Necronautilus
- Cover art by Shel Kahn
- Designers: Adam Vass
- Illustrators: Shel Kahn, Adam Vass
- Publishers: World Champ Game Co.
- Publication: 2020

= Necronautilus =

Role-playing game

Necronautilus is a role-playing game created and illustrated by Adam Vass and released by the indie publisher World Champ Game Co. in 2020 in which characters are sentient clouds who go on quests to enforce the will of the god of Death.

==Description==
Necronautilus is a game of the Old School Renaissance movement, which seeks to emulate the minimal rules and imaginative play style of the earliest role-playing games of the 1970s.

===Setting===
The game is set in a dimension ruled by the blind god Death, where all creatures who have died now reside. Players take the roles of Death Agents, formerly living beings who now are embodied as sentient clouds of gas under the command of Death itself. They roam the Death dimension in a nautilus ship as they perform missions for Death. A character cannot remember its former life or how it died, only how it became a Death Agent. Being clouds of gas, characters cannot wield tools or equipment, but must manifest action through Words of Power. Each character starts with three Words, and can collect up to nine more—called the Collection—as the storyline progresses.

===Action resolution===
Each time a character wishes to take an action, it uses one of its Words of Power. Each word starts with a value of 6, and to use it successfully, the player must roll two 6-sided dice and get a total less than the current value of the Word.

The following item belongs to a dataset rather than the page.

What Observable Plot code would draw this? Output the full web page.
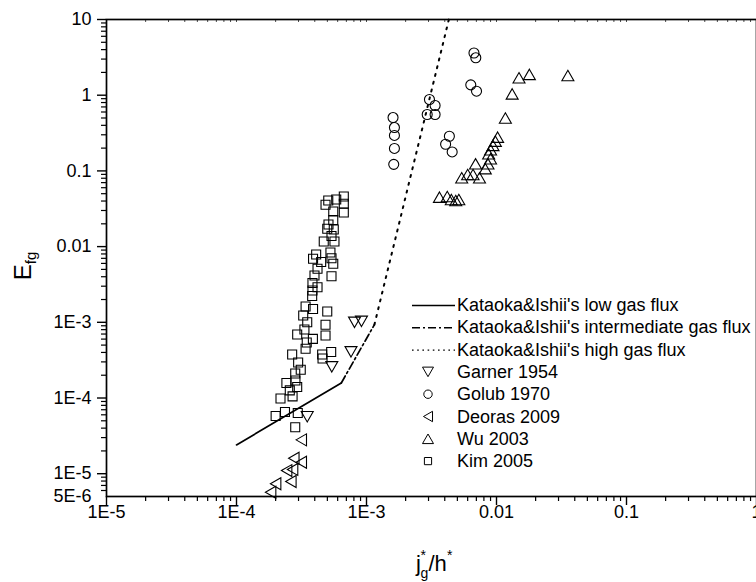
<!DOCTYPE html>
<html>
<head>
<meta charset="utf-8">
<script src="https://cdn.jsdelivr.net/npm/d3@7"></script>
<script src="https://cdn.jsdelivr.net/npm/@observablehq/plot@0.6"></script>
<style>
  html, body { margin: 0; padding: 0; background: #fff; }
  #chart { width: 756px; height: 582px; }
</style>
</head>
<body>
<div id="chart"></div>
<script>
// ---- Data ----
const garnerX = [8.09e-4, 9.15e-4, 7.6e-4, 5.41e-4, 3.50e-4];
const garnerY = [1.0e-3, 1.03e-3, 4.07e-4, 2.58e-4, 5.65e-5];

const golubX = [1.60e-3, 1.64e-3, 1.64e-3, 1.64e-3, 1.62e-3, 3.05e-3, 3.37e-3, 2.93e-3, 3.37e-3, 4.34e-3, 4.06e-3, 4.56e-3, 6.71e-3, 6.93e-3, 6.34e-3, 7.02e-3];
const golubY = [0.507, 0.374, 0.294, 0.198, 0.122, 0.877, 0.731, 0.556, 0.556, 0.287, 0.225, 0.178, 3.61, 3.12, 1.37, 1.13];

const deorasX = [3.15e-4, 2.76e-4, 3.15e-4, 2.43e-4, 2.70e-4, 2.62e-4, 2.0e-4, 1.83e-4];
const deorasY = [2.8e-5, 1.6e-5, 1.42e-5, 1.10e-5, 1.14e-5, 7.9e-6, 7.36e-6, 5.7e-6];

const wuX = [0.0354, 0.0179, 0.0149, 0.0132, 0.0117, 0.0102, 0.0098, 0.0094, 0.0090, 0.0087, 0.0090, 0.0086, 0.0082, 0.0069, 0.0060, 0.0054, 0.0066, 0.0074, 0.00364, 0.00418, 0.00449, 0.00486, 0.00513];
const wuY = [1.82, 1.88, 1.70, 1.04, 0.50, 0.279, 0.247, 0.217, 0.190, 0.168, 0.1445, 0.124, 0.107, 0.124, 0.0896, 0.0811, 0.0896, 0.0811, 0.045, 0.0459, 0.0419, 0.0406, 0.0419];

const kimX = [6.69e-4, 6.69e-4, 5.85e-4, 5.08e-4, 4.84e-4, 6.69e-4, 5.55e-4, 5.55e-4, 5.10e-4, 4.99e-4, 5.60e-4, 5.38e-4, 4.69e-4, 5.67e-4, 5.28e-4, 5.38e-4, 5.55e-4, 4.10e-4, 3.88e-4, 4.48e-4, 4.20e-4, 3.98e-4, 5.38e-4, 3.84e-4, 4.20e-4, 3.84e-4, 3.82e-4, 3.40e-4, 3.88e-4, 4.99e-4, 3.26e-4, 3.50e-4, 4.84e-4, 3.33e-4, 2.93e-4, 4.84e-4, 3.87e-4, 3.47e-4, 3.40e-4, 2.68e-4, 4.56e-4, 5.35e-4, 4.59e-4, 2.98e-4, 3.12e-4, 2.83e-4, 2.84e-4, 2.42e-4, 2.93e-4, 2.57e-4, 2.70e-4, 2.18e-4, 2.36e-4, 2.00e-4, 2.96e-4, 2.83e-4];
const kimY = [0.0459, 0.0368, 0.0419, 0.0406, 0.0357, 0.0282, 0.0291, 0.0225, 0.0196, 0.0172, 0.0168, 0.0138, 0.0117, 0.0117, 0.00836, 0.00703, 0.00593, 0.00787, 0.0069, 0.00626, 0.00509, 0.00415, 0.00406, 0.00331, 0.00291, 0.00263, 0.00223, 0.00162, 0.0015, 0.00139, 0.00123, 0.001, 9.27e-4, 8.03e-4, 6.90e-4, 6.69e-4, 6.05e-4, 5.41e-4, 4.47e-4, 3.75e-4, 3.75e-4, 4.05e-4, 3.33e-4, 2.94e-4, 2.36e-4, 2.11e-4, 1.70e-4, 1.58e-4, 1.40e-4, 1.26e-4, 1.05e-4, 9.85e-5, 6.53e-5, 5.78e-5, 6.34e-5, 4.11e-5];

// Kataoka & Ishii correlation segments (end points)
const lowX = [1e-4, 6.4e-4];   const lowY = [2.4e-5, 1.58e-4];
const midX = [6.4e-4, 1.15e-3]; const midY = [1.58e-4, 9.3e-4];
const highX = [1.15e-3, 4.3e-3]; const highY = [9.3e-4, 10];

// Axis ticks and labels
const xMajor = [1e-5, 1e-4, 1e-3, 1e-2, 1e-1, 1];
const xLabels = ["1E-5", "1E-4", "1E-3", "0.01", "0.1", "1"];
const yMajor = [1e-5, 1e-4, 1e-3, 1e-2, 1e-1, 1, 10];
const yLabels = ["1E-5", "1E-4", "1E-3", "0.01", "0.1", "1", "10"];
const yBottom = [5e-6];
const yBottomLabel = ["5E-6"];

const seriesNames = ["Kataoka&Ishii's low gas flux", "Kataoka&Ishii's intermediate gas flux", "Kataoka&Ishii's high gas flux", "Garner 1954", "Golub 1970", "Deoras 2009", "Wu 2003", "Kim 2005"];

// ---- Helpers ----
const FONT = "'Liberation Sans', Arial, Helvetica, sans-serif";
const zip = (xs, ys) => xs.map((x, i) => ({x, y: ys[i]}));
function sym(fn) { return {draw(ctx, size) { fn(ctx, Math.sqrt(size / Math.PI)); }}; }
const squareSym = sym((c, r) => { c.moveTo(-r, -r); c.lineTo(r, -r); c.lineTo(r, r); c.lineTo(-r, r); c.closePath(); });
const circleSym = sym((c, r) => { c.moveTo(r, 0); c.arc(0, 0, r, 0, 2 * Math.PI); c.closePath(); });
const upSym = sym((c, r) => { const h = r * 0.87; c.moveTo(0, -h); c.lineTo(r, h); c.lineTo(-r, h); c.closePath(); });
const downSym = sym((c, r) => { const h = r * 0.87; c.moveTo(0, h); c.lineTo(r, -h); c.lineTo(-r, -h); c.closePath(); });
const leftSym = sym((c, r) => { const h = r * 0.87; c.moveTo(-h, 0); c.lineTo(h, -r); c.lineTo(h, r); c.closePath(); });

const minor = (lo, hi) => {
  const out = [];
  for (let e = -6; e <= 1; e++) for (let m = 2; m <= 9; m++) {
    const v = m * Math.pow(10, e);
    if (v > lo * 1.0001 && v < hi * 0.9999) out.push(v);
  }
  return out;
};
const xMinor = minor(1e-5, 1);
const yMinor = minor(5e-6, 10);

const DASH_MID = "8,3,2,3";
const DASH_HIGH = "2,6";

const dotStyle = {x: "x", y: "y", stroke: "#000", fill: "none", strokeWidth: 1.1};
const frameH = 582 - 19 - 86;

const chart = Plot.plot({
  width: 756,
  height: 582,
  marginLeft: 106,
  marginRight: 0,
  marginTop: 19,
  marginBottom: 86,
  x: {type: "log", domain: [1e-5, 1]},
  y: {type: "log", domain: [5e-6, 10]},
  style: {fontFamily: FONT, fontSize: "18px", color: "#000", background: "#fff", overflow: "visible"},
  marks: [
    Plot.line(zip(lowX, lowY), {x: "x", y: "y", stroke: "#000", strokeWidth: 1.7}),
    Plot.line(zip(midX, midY), {x: "x", y: "y", stroke: "#000", strokeWidth: 1.7, strokeDasharray: DASH_MID}),
    Plot.line(zip(highX, highY), {x: "x", y: "y", stroke: "#000", strokeWidth: 2, strokeDasharray: DASH_HIGH}),
    Plot.dot(zip(garnerX, garnerY), {...dotStyle, symbol: downSym, r: 6}),
    Plot.dot(zip(golubX, golubY), {...dotStyle, symbol: circleSym, r: 5}),
    Plot.dot(zip(deorasX, deorasY), {...dotStyle, symbol: leftSym, r: 6}),
    Plot.dot(zip(wuX, wuY), {...dotStyle, symbol: upSym, r: 6}),
    Plot.dot(zip(kimX, kimY), {...dotStyle, symbol: squareSym, r: 4.5}),
    Plot.axisX({ticks: xMajor, tickFormat: d => xLabels[xMajor.indexOf(d)], tickSize: 9, tickPadding: 0, fontSize: 18, strokeWidth: 1.4, label: null}),
    Plot.axisX({ticks: xMinor, tickFormat: () => "", tickSize: 5, strokeWidth: 1.2, label: null}),
    Plot.tickX(xMajor.concat(xMinor), {x: d => d, insetBottom: frameH - 3, stroke: "#000", strokeWidth: 1, strokeOpacity: 0.7}),
    Plot.axisY({ticks: yMajor, tickFormat: d => yLabels[yMajor.indexOf(d)], tickSize: 9, tickPadding: 6, fontSize: 18, strokeWidth: 1.4, label: null}),
    Plot.axisY({ticks: yMinor, tickFormat: () => "", tickSize: 5, strokeWidth: 1.2, label: null}),
    Plot.text(yBottom, {y: d => d, text: (d, i) => yBottomLabel[i], frameAnchor: "left", dx: -15, textAnchor: "end", fontSize: 18, lineAnchor: "middle"}),
    Plot.frame({stroke: "#000", strokeWidth: 1.7})
  ]
});
document.getElementById("chart").appendChild(chart);

// ---- Axis titles with sub/superscripts ----
const svg = d3.select(chart);
const cx = (106 + 756) / 2 + 4;
const xt = svg.append("g").attr("font-family", FONT).attr("fill", "#000").attr("text-anchor", "start")
  .attr("transform", `translate(${cx},571)`);
xt.append("text").attr("x", -19).attr("font-size", 22).text("j");
xt.append("text").attr("x", -14.5).attr("y", -11).attr("font-size", 14).text("*");
xt.append("text").attr("x", -14.5).attr("y", 7).attr("font-size", 14).text("g");
xt.append("text").attr("x", -6.5).attr("font-size", 22).text("/h");
xt.append("text").attr("x", 12).attr("y", -11).attr("font-size", 14).text("*");

const yt = svg.append("text").attr("font-family", FONT).attr("fill", "#000")
  .attr("text-anchor", "middle").attr("transform", "translate(31,266) rotate(-90)");
yt.append("tspan").attr("font-size", 24).text("E");
yt.append("tspan").attr("font-size", 15).attr("dy", 5).text("fg");

// ---- Legend ----
const legendItems = [
  {kind: "line", dash: null},
  {kind: "line", dash: DASH_MID},
  {kind: "line", dash: "1.6,3.6"},
  {kind: "sym", s: downSym, r: 5.5},
  {kind: "sym", s: circleSym, r: 4.2},
  {kind: "sym", s: leftSym, r: 5.2},
  {kind: "sym", s: upSym, r: 5.5},
  {kind: "sym", s: squareSym, r: 3.6}
];
const lg = svg.append("g").attr("font-family", FONT).attr("font-size", 18).attr("fill", "#000").attr("text-anchor", "start");
legendItems.forEach((d, i) => {
  const by = 311 + i * 22.3;
  if (d.kind === "line") {
    lg.append("line").attr("x1", 412).attr("x2", 455).attr("y1", by - 5.5).attr("y2", by - 5.5)
      .attr("stroke", "#000").attr("stroke-width", 1.4).attr("stroke-dasharray", d.dash);
  } else {
    const p = d3.path();
    d.s.draw(p, d.r * d.r * Math.PI);
    lg.append("path").attr("d", p.toString()).attr("transform", `translate(428,${by - 6})`)
      .attr("fill", "none").attr("stroke", "#000").attr("stroke-width", 1);
  }
  lg.append("text").attr("x", 457).attr("y", by).text(seriesNames[i]);
});
</script>
</body>
</html>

If the action is successful, the power materializes in the way the player wishes. As GM historian Stu Horvath noted, "Thus 'Fire' can start one, burn the flesh, inflame the heart, discharge a gun, or manifest four building-sized letters; so long as there is some connection between the Word and the effect, no matter how tenuous, it happens." The definition of the Word, and even its spelling and symbology, are up to the player. As Michael Barnes pointed out, "Words of Power take on different meanings, interpretations, spellings, or signification based on what a player does with them—it is all about subjectivity and generating a bespoke semiology at the gaming table." Successive uses of the Word exhausts its power. When this happens, the character can turn the Word into a Memory, revealing something of the character's former life. The player can also activate a Word from the character's Collection to replace the lost Word.

If the action is unsuccessful—the player rolled more than the Word's value—no manifestation of Power appears, and the Word itself is changed by the addition of affixes, letters or complete words, making the Word more specific and thus less useful. However, the Word's value increases by one, increasing the chances of successfully using it.

If the player rolls the Word's value, the gamemaster relates the effect that happens, and the Word fractures in two, making a new Word of Power, and a new Word for the character's Collection.

===Returning to Life===
When a character accumulates 30 points of Life from Memories, the character remembers its former existence and is restored to Life and removed from the dimension of Death (and from the game).

==Publication history==
Adam Vass, the bassist for the post-hardcore band La Dispute, created the concept and interior art for Necronautilus and used Kickstarter to crowdsource enough money for its publication. The resultant 80-page hardcover book with cover art by Shel Kahn was published by indie publisher World Champ Game Co. in 2020. This was followed by several supplements, including NecroNautlius Expanded Content (2020), DEATH! (2020) and The Atlas of Dead Stars (2021).

==Reception==
Michael Barnes, writing for There Will Be Games, was very impressed by the depth of this game, commenting, "The scope of this game is mindboggling beyond the rules. It's a game about language and communication that actually uses word jumbles as a mechanism, but more significantly it's about the subjectivity of what things mean, of how things exist." After reading the book, Barnes noted, "It felt dangerous and wild. I felt challenged by it and as a GM, it's an understatement to say that it left me amazed and bewildered." Barnes called this "a demanding game for the players and the GM", saying, "It requires a huge amount of buy-in on the part of the players ... to engage in the game's surrealism and far-reaching ambition and it needs a GM that will make the most of the focus on subjective meanings." Barnes concluded by giving this game a rating of 5 out of 5, saying, "It's beautiful and daunting. I love this game for that. I love that reading this book feels like boundaries are being torn open and beyond them is that infinite 'post-life' universe where anything is possible."

In his 2023 book Monsters, Aliens, and Holes in the Ground, RPG historian Stu Horvath stated, "Necronautilus is World Champ Game Co.'s wildest ride yet. It stands at the edge of something: An abyss? A frontier? An expanse of limitless potential? An unknown future? It's difficult to know for sure." Horvath talked about the use of language as a tool, saying, "A bit like Dialect, Necronautilus scratches at the way players communicate and the slippery dynamic nature of meaning—for words and for people, too; after all, the Death Agents are searching for their personal meanings, too."